Detengámonos un momento para evaluar la situación previa a octubre del 2023: podría interpretarse que el conflicto de Oriente Medio caminaba hacia la extinción, para beneficio de Israel. Puede proponerse que Líbano y Siria son poco más que un par de estados fallidos y, por otra parte, Jordania, Arabia Saudí y Egipto se encaminaban hacia la normalización de relaciones con su vecino hebreo. En tales circunstancias, podría esperarse que los colonos hebreos culminarían la ocupación ilegal de Cisjordania, y establecerían así una «nueva realidad» de la que vendría una «nueva oficialidad». Una victoria de la Real-Geopolitik norteamericana, sin lugar a duda. Cabe proponer, sin embargo, que todo este estado de cosas se ha visto bruscamente sacudido con el nuevo conflicto de Gaza.
Hamás lo inició mediante una provocación sanguinaria a la que un gobierno israelí repleto de ultraderechistas no pudo/supo/quiso medir la respuesta. Así, la reacción de estos fue la prevista por Hamás: el baño de sangre palestina. De este modo, en un solo año se han puesto sobre el tapete muchos más cadáveres de los cosechados en todas las guerras árabe-israelíes juntas. Y, lo que es más importante, se ha hecho en un momento en que lo mediático, lo instantáneo transporta a cada hogar la crueldad del horror. Un modo de decirnos: «vais a comer y cenar con nuestra sangre». Así, podría interpretarse que se trata de un éxito, en el sentido de vivificar un conflicto que estaba en una situación agónica. Visto con un cinismo cruel, podría plantearse que las cuarenta-cincuenta mil víctimas – y las que quedan por caer – constituyen una excelente inversión.
Pero lo más importante es que Hamás ha puesto de manifiesto la hipocresía y la debilidad moral de los valedores del estado de Israel. Ante el sufrimiento del pueblo palestino, la política exterior de los Estados Unidos no ha vacilado un ápice en su apoyo incondicional al estado de Israel. Los dos contendientes a la Casa Blanca — tan diferentes como son — no difieren en este aspecto: sea quien sea el elegido en noviembre, no es de esperar un cambio sustancial al respecto. Con ello, Hamás — y sus socios globales — se apuntan varios tantos.

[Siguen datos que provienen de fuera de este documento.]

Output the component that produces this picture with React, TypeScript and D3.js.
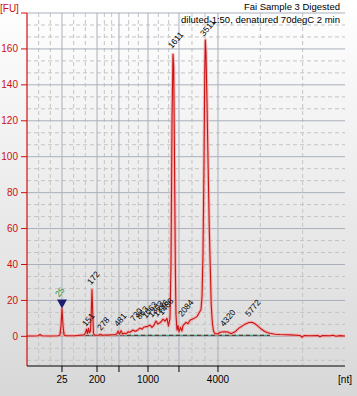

Además de reverdecer el conflicto, consiguen desenmascarar al estado de Israel como genocida. A partir de ahora, viendo una película de nazis, el espectador no podrá sino enarcar las cejas y decirse: «lo vuestro con los palestinos no es tan diametralmente diferente». Pero, por otra parte, desenmascaran a los Estados Unidos como el patrón, padrino, amigo, cómplice y socio de un estado criminal.
El mundo podrá, por tanto, enterrar la vieja imagen de los Estados Unidos como «faro global de la Democracia y la Libertad». Más bien al contrario, este gran país ya no podrá evitar ser presentado — incluso ante sus amigos — como una fuerza geopolítica egoísta y sangrienta. Una más en el panorama global. En este sentido, la destrucción del prestigio es un arma fina y lenta, de consecuencias incalculables.
Y nos afecta. Porque, lo queramos o no, los Estados Unidos también ejercen de patrón, padrino, cómplice y socio del país que habitamos. Como verán, ahora he omitido de la lista el término «amigo». A fin de cuentas, este término posee un significado cuya aplicación podemos cuestionar en lo que nos concierne.